• Directions:
Give back the full listing verbatim, apart from its images.

• Stored data:
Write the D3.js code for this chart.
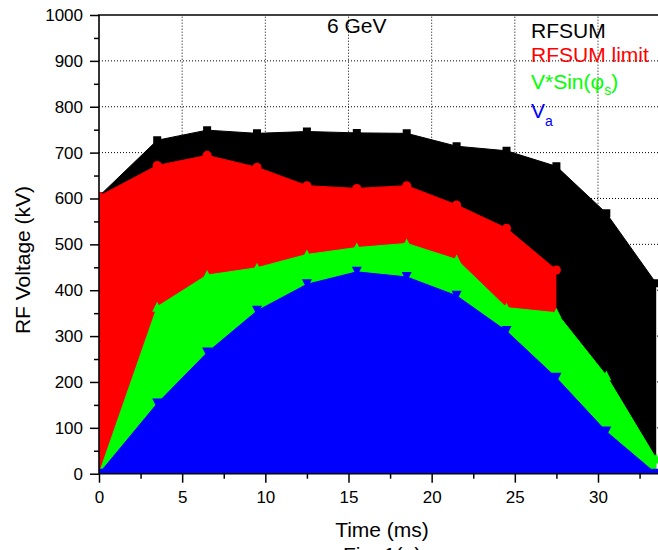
<!DOCTYPE html>
<html>
<head>
<meta charset="utf-8">
<script src="https://cdn.jsdelivr.net/npm/d3@7"></script>
<style>
  html, body { margin: 0; padding: 0; background: #fff; }
  svg { display: block; overflow: hidden; }
  text { font-family: "Liberation Sans", Arial, sans-serif; }
</style>
</head>
<body>
<div id="chart"></div>
<script>
// Time samples (ms) and RF voltages (kV) for the 6 GeV ramp
const times      = [0, 3.5, 6.5, 9.5, 12.5, 15.5, 18.5, 21.5, 24.5, 27.5, 30.5, 33.5];
const rfsum      = [605, 727, 749, 742, 746, 743, 742, 714, 704, 670, 568, 415];
const rfsumLimit = [605, 672, 694, 668, 628, 622, 628, 586, 535, 444];
const vSinPhi    = [0, 364, 433, 449, 478, 493, 502, 467, 362, 351, 214, 33];
const va         = [0, 153, 264, 355, 413, 440, 429, 388, 311, 209, 92, 0];

const xMajorTicks = [0, 5, 10, 15, 20, 25, 30];
const xMinorTicks = [2.5, 7.5, 12.5, 17.5, 22.5, 27.5, 32.5];
const yMajorTicks = [0, 100, 200, 300, 400, 500, 600, 700, 800, 900, 1000];
const yMinorTicks = [50, 150, 250, 350, 450, 550, 650, 750, 850, 950];

const W = 658, H = 550;
const plotLeft = 99, plotTop = 15, plotBottom = 473.7;
const pxPerMs = 16.633;
const xMax = 35;

const svg = d3.select("#chart").append("svg")
  .attr("width", W).attr("height", H);

const x = d3.scaleLinear().domain([0, xMax]).range([plotLeft, plotLeft + xMax * pxPerMs]);
const y = d3.scaleLinear().domain([0, 1000]).range([plotBottom, plotTop]);

svg.append("defs").append("clipPath").attr("id", "plot-clip")
  .append("rect")
  .attr("x", x(0)).attr("y", y(1000))
  .attr("width", x(xMax) - x(0)).attr("height", y(0) - y(1000));

// dotted grid behind the filled areas
const grid = svg.append("g").attr("clip-path", "url(#plot-clip)");
grid.selectAll("line.gx").data(xMajorTicks.filter(t => t > 0)).join("line")
  .attr("class", "gx")
  .attr("x1", d => x(d)).attr("x2", d => x(d))
  .attr("y1", y(0)).attr("y2", y(1000))
  .attr("stroke", "#000").attr("stroke-width", 1).attr("stroke-dasharray", "1,2");
grid.selectAll("line.gy").data(yMajorTicks.filter(v => v > 0 && v < 1000)).join("line")
  .attr("class", "gy")
  .attr("x1", x(0)).attr("x2", x(xMax))
  .attr("y1", d => y(d)).attr("y2", d => y(d))
  .attr("stroke", "#000").attr("stroke-width", 1).attr("stroke-dasharray", "1,2");

const series = [
  { name: "RFSUM",       values: rfsum,      color: "#000000", marker: "square" },
  { name: "RFSUM limit", values: rfsumLimit, color: "#ff0000", marker: "circle" },
  { name: "VsinPhi",     values: vSinPhi,    color: "#00ff00", marker: "up" },
  { name: "Va",          values: va,         color: "#0000ff", marker: "down" }
];

const plot = svg.append("g").attr("clip-path", "url(#plot-clip)");

const area = d3.area()
  .x(d => x(d.t)).y0(y(0)).y1(d => y(d.v));
const line = d3.line().x(d => x(d.t)).y(d => y(d.v));

function markerPath(kind, px, py) {
  if (kind === "square") return `M${px - 4},${py - 4}h8v8h-8Z`;
  if (kind === "up")   return `M${px - 5},${py + 5}L${px + 5},${py + 5}L${px},${py - 5}Z`;
  return `M${px - 5},${py - 5}L${px + 5},${py - 5}L${px},${py + 5}Z`;
}

series.forEach(s => {
  const pts = s.values.map((v, i) => ({ t: times[i], v }));
  const g = plot.append("g");
  g.append("path").datum(pts).attr("d", area).attr("fill", s.color);
  g.append("path").datum(pts).attr("d", line)
    .attr("fill", "none").attr("stroke", s.color).attr("stroke-width", 1);
  if (s.marker === "circle") {
    g.selectAll("circle").data(pts).join("circle")
      .attr("cx", d => x(d.t)).attr("cy", d => y(d.v)).attr("r", 4.5)
      .attr("fill", s.color);
  } else {
    g.selectAll("path.mk").data(pts).join("path")
      .attr("class", "mk")
      .attr("d", d => markerPath(s.marker, x(d.t), y(d.v)))
      .attr("fill", s.color);
  }
});

// axes
const axisFont = 17;
const yAxis = svg.append("g").attr("transform", `translate(${plotLeft},0)`)
  .call(d3.axisLeft(y).tickValues(yMajorTicks).tickSize(9).tickPadding(7).tickFormat(d3.format("d")));
const yMinor = svg.append("g").attr("transform", `translate(${plotLeft},0)`)
  .call(d3.axisLeft(y).tickValues(yMinorTicks).tickSize(5).tickFormat(""));
const xAxis = svg.append("g").attr("transform", `translate(0,${plotBottom})`)
  .call(d3.axisBottom(x).tickValues(xMajorTicks).tickSize(9).tickPadding(8).tickFormat(d3.format("d")));
const xMinor = svg.append("g").attr("transform", `translate(0,${plotBottom})`)
  .call(d3.axisBottom(x).tickValues(xMinorTicks).tickSize(5).tickFormat(""));

[yAxis, yMinor, xAxis, xMinor].forEach(a => {
  a.select(".domain").remove();
  a.selectAll(".tick line").attr("stroke", "#000").attr("stroke-width", 1.5);
  a.selectAll(".tick text")
    .attr("fill", "#000")
    .style("font-family", '"Liberation Sans", Arial, sans-serif')
    .style("font-size", axisFont + "px");
});

// frame lines: left, bottom, top
svg.append("line").attr("x1", plotLeft).attr("x2", plotLeft).attr("y1", plotTop).attr("y2", plotBottom)
  .attr("stroke", "#000").attr("stroke-width", 1.6);
svg.append("line").attr("x1", plotLeft).attr("x2", W).attr("y1", plotBottom).attr("y2", plotBottom)
  .attr("stroke", "#000").attr("stroke-width", 1.6);
svg.append("line").attr("x1", plotLeft - 1).attr("x2", W).attr("y1", plotTop).attr("y2", plotTop)
  .attr("stroke", "#000").attr("stroke-width", 1.6);

// axis titles
svg.append("text")
  .attr("transform", `translate(30,260) rotate(-90)`)
  .attr("text-anchor", "middle")
  .style("font-size", "21px")
  .text("RF Voltage (kV)");
svg.append("text")
  .attr("x", 382).attr("y", 537)
  .attr("text-anchor", "middle")
  .style("font-size", "21px")
  .text("Time (ms)");
// figure caption, running off the bottom of the page
svg.append("text")
  .attr("x", 343).attr("y", 561.5)
  .style("font-size", "21px")
  .text("Fig. 1(a)");

// beam energy label
svg.append("text")
  .attr("x", 327).attr("y", 33)
  .style("font-size", "21px")
  .text("6 GeV");

// legend
const lx = 531;
svg.append("text").attr("x", lx).attr("y", 37.7).attr("fill", "#000")
  .style("font-size", "21px").text("RFSUM");
svg.append("text").attr("x", lx).attr("y", 61.7).attr("fill", "#ff0000")
  .style("font-size", "21px").text("RFSUM limit");
const l3 = svg.append("text").attr("x", lx).attr("y", 89).attr("fill", "#00ff00")
  .style("font-size", "21px");
l3.append("tspan").text("V*Sin(");
l3.append("tspan").text("φ");
l3.append("tspan").attr("dy", 6).style("font-size", "14px").text("s");
l3.append("tspan").attr("dy", -6).text(")");
const l4 = svg.append("text").attr("x", lx).attr("y", 118).attr("fill", "#0000ff")
  .style("font-size", "21px");
l4.append("tspan").text("V");
l4.append("tspan").attr("dy", 8).style("font-size", "14px").text("a");
</script>
</body>
</html>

• The response:
Write the D3.js code for this chart.
<!DOCTYPE html>
<html>
<head>
<meta charset="utf-8">
<script src="https://cdn.jsdelivr.net/npm/d3@7"></script>
<style>
  html, body { margin: 0; padding: 0; background: #fff; }
  svg { display: block; overflow: hidden; }
  text { font-family: "Liberation Sans", Arial, sans-serif; }
</style>
</head>
<body>
<div id="chart"></div>
<script>
// Time samples (ms) and RF voltages (kV) for the 6 GeV ramp
const times      = [0, 3.5, 6.5, 9.5, 12.5, 15.5, 18.5, 21.5, 24.5, 27.5, 30.5, 33.5];
const rfsum      = [605, 727, 749, 742, 746, 743, 742, 714, 704, 670, 568, 415];
const rfsumLimit = [605, 672, 694, 668, 628, 622, 628, 586, 535, 444];
const vSinPhi    = [0, 364, 433, 449, 478, 493, 502, 467, 362, 351, 214, 33];
const va         = [0, 153, 264, 355, 413, 440, 429, 388, 311, 209, 92, 0];

const xMajorTicks = [0, 5, 10, 15, 20, 25, 30];
const xMinorTicks = [2.5, 7.5, 12.5, 17.5, 22.5, 27.5, 32.5];
const yMajorTicks = [0, 100, 200, 300, 400, 500, 600, 700, 800, 900, 1000];
const yMinorTicks = [50, 150, 250, 350, 450, 550, 650, 750, 850, 950];

const W = 658, H = 550;
const plotLeft = 99, plotTop = 15, plotBottom = 473.7;
const pxPerMs = 16.633;
const xMax = 35;

const svg = d3.select("#chart").append("svg")
  .attr("width", W).attr("height", H);

const x = d3.scaleLinear().domain([0, xMax]).range([plotLeft, plotLeft + xMax * pxPerMs]);
const y = d3.scaleLinear().domain([0, 1000]).range([plotBottom, plotTop]);

svg.append("defs").append("clipPath").attr("id", "plot-clip")
  .append("rect")
  .attr("x", x(0)).attr("y", y(1000))
  .attr("width", x(xMax) - x(0)).attr("height", y(0) - y(1000));

// dotted grid behind the filled areas
const grid = svg.append("g").attr("clip-path", "url(#plot-clip)");
grid.selectAll("line.gx").data(xMajorTicks.filter(t => t > 0)).join("line")
  .attr("class", "gx")
  .attr("x1", d => x(d)).attr("x2", d => x(d))
  .attr("y1", y(0)).attr("y2", y(1000))
  .attr("stroke", "#000").attr("stroke-width", 1).attr("stroke-dasharray", "1,2");
grid.selectAll("line.gy").data(yMajorTicks.filter(v => v > 0 && v < 1000)).join("line")
  .attr("class", "gy")
  .attr("x1", x(0)).attr("x2", x(xMax))
  .attr("y1", d => y(d)).attr("y2", d => y(d))
  .attr("stroke", "#000").attr("stroke-width", 1).attr("stroke-dasharray", "1,2");

const series = [
  { name: "RFSUM",       values: rfsum,      color: "#000000", marker: "square" },
  { name: "RFSUM limit", values: rfsumLimit, color: "#ff0000", marker: "circle" },
  { name: "VsinPhi",     values: vSinPhi,    color: "#00ff00", marker: "up" },
  { name: "Va",          values: va,         color: "#0000ff", marker: "down" }
];

const plot = svg.append("g").attr("clip-path", "url(#plot-clip)");

const area = d3.area()
  .x(d => x(d.t)).y0(y(0)).y1(d => y(d.v));
const line = d3.line().x(d => x(d.t)).y(d => y(d.v));

function markerPath(kind, px, py) {
  if (kind === "square") return `M${px - 4},${py - 4}h8v8h-8Z`;
  if (kind === "up")   return `M${px - 5},${py + 5}L${px + 5},${py + 5}L${px},${py - 5}Z`;
  return `M${px - 5},${py - 5}L${px + 5},${py - 5}L${px},${py + 5}Z`;
}

series.forEach(s => {
  const pts = s.values.map((v, i) => ({ t: times[i], v }));
  const g = plot.append("g");
  g.append("path").datum(pts).attr("d", area).attr("fill", s.color);
  g.append("path").datum(pts).attr("d", line)
    .attr("fill", "none").attr("stroke", s.color).attr("stroke-width", 1);
  if (s.marker === "circle") {
    g.selectAll("circle").data(pts).join("circle")
      .attr("cx", d => x(d.t)).attr("cy", d => y(d.v)).attr("r", 4.5)
      .attr("fill", s.color);
  } else {
    g.selectAll("path.mk").data(pts).join("path")
      .attr("class", "mk")
      .attr("d", d => markerPath(s.marker, x(d.t), y(d.v)))
      .attr("fill", s.color);
  }
});

// axes
const axisFont = 17;
const yAxis = svg.append("g").attr("transform", `translate(${plotLeft},0)`)
  .call(d3.axisLeft(y).tickValues(yMajorTicks).tickSize(9).tickPadding(7).tickFormat(d3.format("d")));
const yMinor = svg.append("g").attr("transform", `translate(${plotLeft},0)`)
  .call(d3.axisLeft(y).tickValues(yMinorTicks).tickSize(5).tickFormat(""));
const xAxis = svg.append("g").attr("transform", `translate(0,${plotBottom})`)
  .call(d3.axisBottom(x).tickValues(xMajorTicks).tickSize(9).tickPadding(8).tickFormat(d3.format("d")));
const xMinor = svg.append("g").attr("transform", `translate(0,${plotBottom})`)
  .call(d3.axisBottom(x).tickValues(xMinorTicks).tickSize(5).tickFormat(""));

[yAxis, yMinor, xAxis, xMinor].forEach(a => {
  a.select(".domain").remove();
  a.selectAll(".tick line").attr("stroke", "#000").attr("stroke-width", 1.5);
  a.selectAll(".tick text")
    .attr("fill", "#000")
    .style("font-family", '"Liberation Sans", Arial, sans-serif')
    .style("font-size", axisFont + "px");
});

// frame lines: left, bottom, top
svg.append("line").attr("x1", plotLeft).attr("x2", plotLeft).attr("y1", plotTop).attr("y2", plotBottom)
  .attr("stroke", "#000").attr("stroke-width", 1.6);
svg.append("line").attr("x1", plotLeft).attr("x2", W).attr("y1", plotBottom).attr("y2", plotBottom)
  .attr("stroke", "#000").attr("stroke-width", 1.6);
svg.append("line").attr("x1", plotLeft - 1).attr("x2", W).attr("y1", plotTop).attr("y2", plotTop)
  .attr("stroke", "#000").attr("stroke-width", 1.6);

// axis titles
svg.append("text")
  .attr("transform", `translate(30,260) rotate(-90)`)
  .attr("text-anchor", "middle")
  .style("font-size", "21px")
  .text("RF Voltage (kV)");
svg.append("text")
  .attr("x", 382).attr("y", 537)
  .attr("text-anchor", "middle")
  .style("font-size", "21px")
  .text("Time (ms)");
// figure caption, running off the bottom of the page
svg.append("text")
  .attr("x", 343).attr("y", 561.5)
  .style("font-size", "21px")
  .text("Fig. 1(a)");

// beam energy label
svg.append("text")
  .attr("x", 327).attr("y", 33)
  .style("font-size", "21px")
  .text("6 GeV");

// legend
const lx = 531;
svg.append("text").attr("x", lx).attr("y", 37.7).attr("fill", "#000")
  .style("font-size", "21px").text("RFSUM");
svg.append("text").attr("x", lx).attr("y", 61.7).attr("fill", "#ff0000")
  .style("font-size", "21px").text("RFSUM limit");
const l3 = svg.append("text").attr("x", lx).attr("y", 89).attr("fill", "#00ff00")
  .style("font-size", "21px");
l3.append("tspan").text("V*Sin(");
l3.append("tspan").text("φ");
l3.append("tspan").attr("dy", 6).style("font-size", "14px").text("s");
l3.append("tspan").attr("dy", -6).text(")");
const l4 = svg.append("text").attr("x", lx).attr("y", 118).attr("fill", "#0000ff")
  .style("font-size", "21px");
l4.append("tspan").text("V");
l4.append("tspan").attr("dy", 8).style("font-size", "14px").text("a");
</script>
</body>
</html>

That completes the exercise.